Pongal is a harvest festival, very important for farmers. For Tamils, it is a big occasion, with lots of preparation and festivity. Initially a celebration of the winter harvest, for farmers who toiled all year in the fields, Pongal celebrates the bounty of nature with great fanfare.
Many people believe it is Tamil New Year but that comes later in the year. I have very fond memories of Pongal which we thoroughly enjoyed especially if my grandmother Rajam was with us, as she was an outstanding cook. That was the only day in the year my mother allowed us to chew on sugar cane which she bought and washed thoroughly with soap and boiled water before serving us. Even though I grew up in Bombay I was never allowed to drink the notorious, diarrhea inducing sugarcane juice on the streets.
What was even more enjoyable was ‘Kanu” the next day. The colorful rice always attracted me and I loved watching the crows and sparrows vie with each other to get at the banana leaf laden with colored rice balls. I also remember how mad my mother got one time when our dog Raja decided to polish off the food! I didn’t realize we must be selective about our offerings.
The scene in the book shows the family gathered around the pongal pot which boils over, signifying prosperity in the future. Velandi the parayan watches the food being cooked, while hunger pangs in his belly distract him. Celebration in one household becomes the reason for envy in another. The scene exemplifies opposites which continually rule our lives.
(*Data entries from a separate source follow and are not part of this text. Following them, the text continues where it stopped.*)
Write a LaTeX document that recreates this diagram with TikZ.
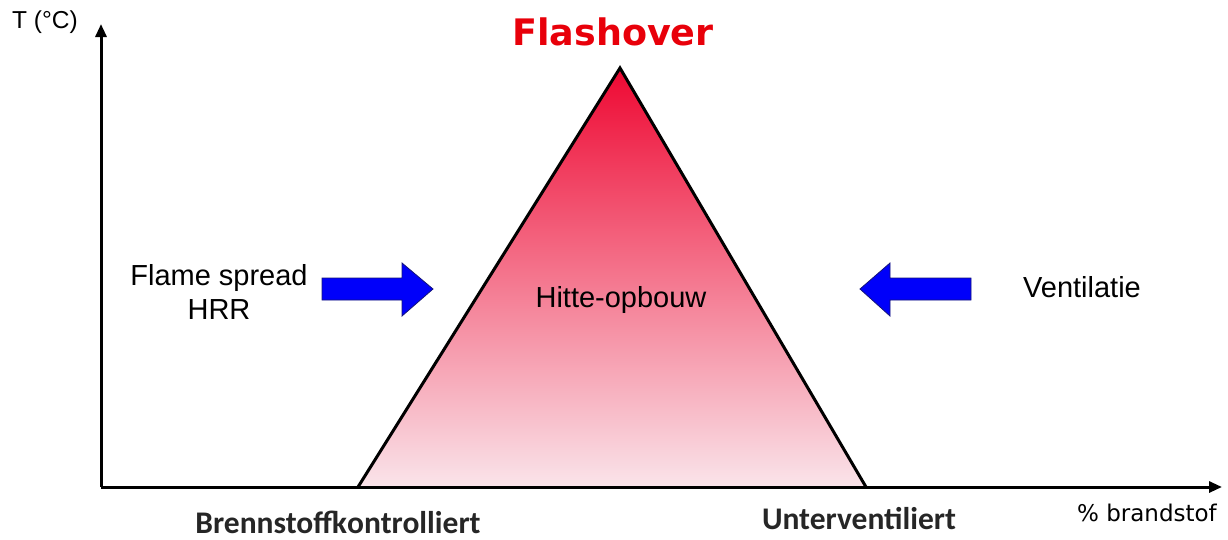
\documentclass[tikz,border=0pt]{standalone}
\usepackage{fontspec}
\setmainfont{Liberation Sans}
\newfontfamily\verdfont{DejaVu Sans}
\newfontfamily\calfont{Carlito}
\usetikzlibrary{arrows.meta}
\definecolor{fred}{RGB}{238,8,50}
\definecolor{fmid}{RGB}{243,90,122}
\definecolor{fpink}{RGB}{250,228,234}
\definecolor{ablue}{RGB}{0,0,250}
\definecolor{anavy}{RGB}{20,20,120}
\definecolor{tred}{RGB}{232,0,10}
\begin{document}
\begin{tikzpicture}[x=1pt,y=-1pt,
  axis/.style={line width=3pt,-{Triangle[length=13pt,width=11pt]}},
  bluearrow/.style={fill=ablue,draw=anavy,line width=0.8pt},
  lbl/.style={inner sep=0pt,align=center,font=\fontsize{29}{34}\selectfont},
  boldlbl/.style={inner sep=0pt,font=\calfont\bfseries\fontsize{31.5}{34}\selectfont,text=black!85}]
\useasboundingbox (0,0) rectangle (1228,539);
\coordinate (O) at (101,487);
\coordinate (Ytop) at (101,24);
\coordinate (Xend) at (1222,487);
% triangle
\coordinate (A) at (620,68);
\coordinate (L) at (358,487);
\coordinate (R) at (866,487);
\begin{scope}
\clip (A) -- (L) -- (R) -- cycle;
\shade[top color=fred,middle color=fmid,bottom color=fpink] (358,68) rectangle (866,487);
\end{scope}
\draw[line width=3pt,line join=miter] (L) -- (A) -- (R);
\draw[axis] (O) -- (Ytop);
\draw[axis] (O) -- (Xend);
% arrows
\draw[bluearrow] (322,278) -- (402,278) -- (402,263) -- (433,289) -- (402,316) -- (402,300) -- (322,300) -- cycle;
\draw[bluearrow] (971,278) -- (890,278) -- (890,263) -- (860,289) -- (890,316) -- (890,300) -- (971,300) -- cycle;
% texts
\node[inner sep=0pt,text=tred,font=\verdfont\bfseries\fontsize{36.5}{40}\selectfont] (flash) at (613,32) {Flashover};
\node[inner sep=0pt,font=\fontsize{24.5}{28}\selectfont] (T) at (45,22) {T (°C)};
\node[lbl] (fs) at (219,292) {Flame spread\\HRR};
\node[lbl] (vent) at (1082,287) {Ventilatie};
\node[lbl] (hitte) at (621,300) {Hitte-opbouw};
\node[boldlbl] (brenn) at (338,522) {Brennstoffkontrolliert};
\node[boldlbl] (unter) at (859,519) {Unterventiliert};
\node[inner sep=0pt,font=\verdfont\fontsize{23}{28}\selectfont] (brand) at (1147,513) {\% brandstof};
\end{tikzpicture}
\end{document}
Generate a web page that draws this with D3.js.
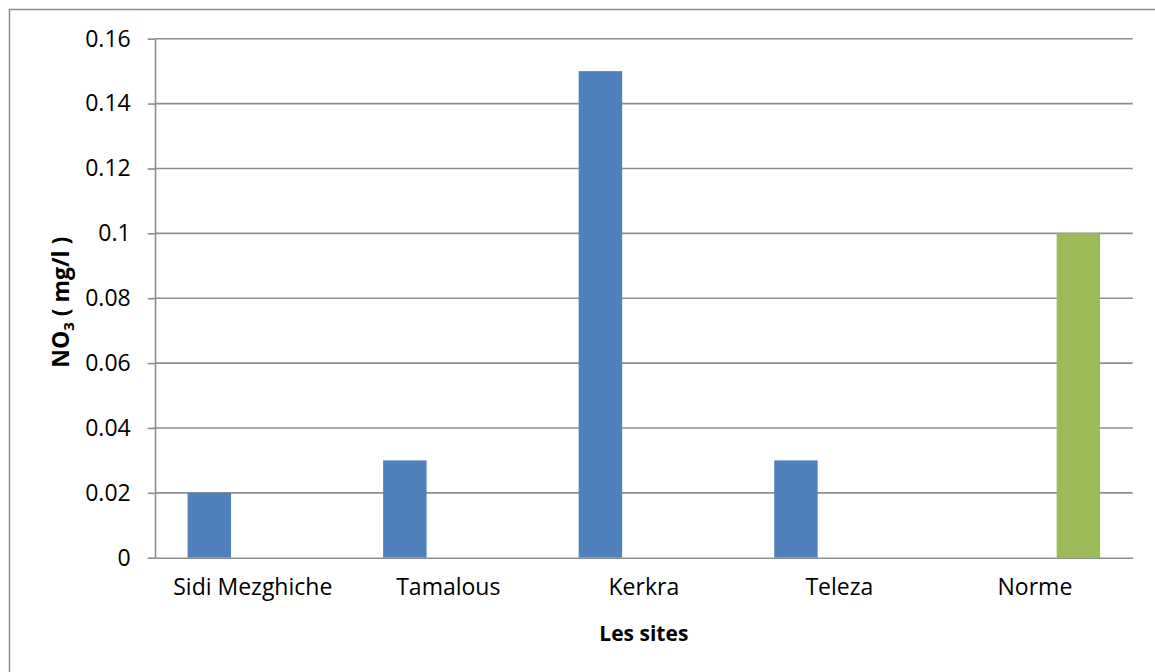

Hunger and harvest, prosperity and desperation, bounty and death are all juxtaposed, mirroring the duality of perspective. Here is an excerpt from the book.
Nagamma had already put the rice and lentils into the pongal paanai and Sushila added the jaggery. The fire beneath the pot was flaming, burning bright and strong as the men kept adding more firewood so the pongal could boil faster. Balu had his brass plate and spoon ready and waited impatiently for the pongal to boil over. The water simmered as Nagamma added the milk. She turned to the family. “Pray all of you that as this pot of pongal boils over, so does our life boil over with good events and happiness.” She barely finished speaking when Balu noticed the pongal rapidly rising to the top of the clay pot.
“Pongalo pongal!” he yelled gleefully, hammering his spoon against the brass plate. Everyone shouted in unison, “Pongalo pongal!” clapping their hands and shouting as loudly as they could. Rajam stuck her tongue half out of her mouth, rapidly moving it from side to side in a warble louder than Sushila’s. Balu looked at her and tried to mimic her, but no one could hear his soft voice amidst the din. Rapidly removing some sticks of the firewood from under the pot, Nagamma reduced the intensity of the flame. The evil spirits hovering around the house were sure to have been frightened away with the racket they made. Rajam closed her eyes and prayed for all bad events to end and for new happy moments to surround their lives. In her mind she knew she was only praying for that one elusive event to take place.
When the Lotus Blooms has won two awards, one at the Great Southeast Book Festival and the other at the New England Book Festival.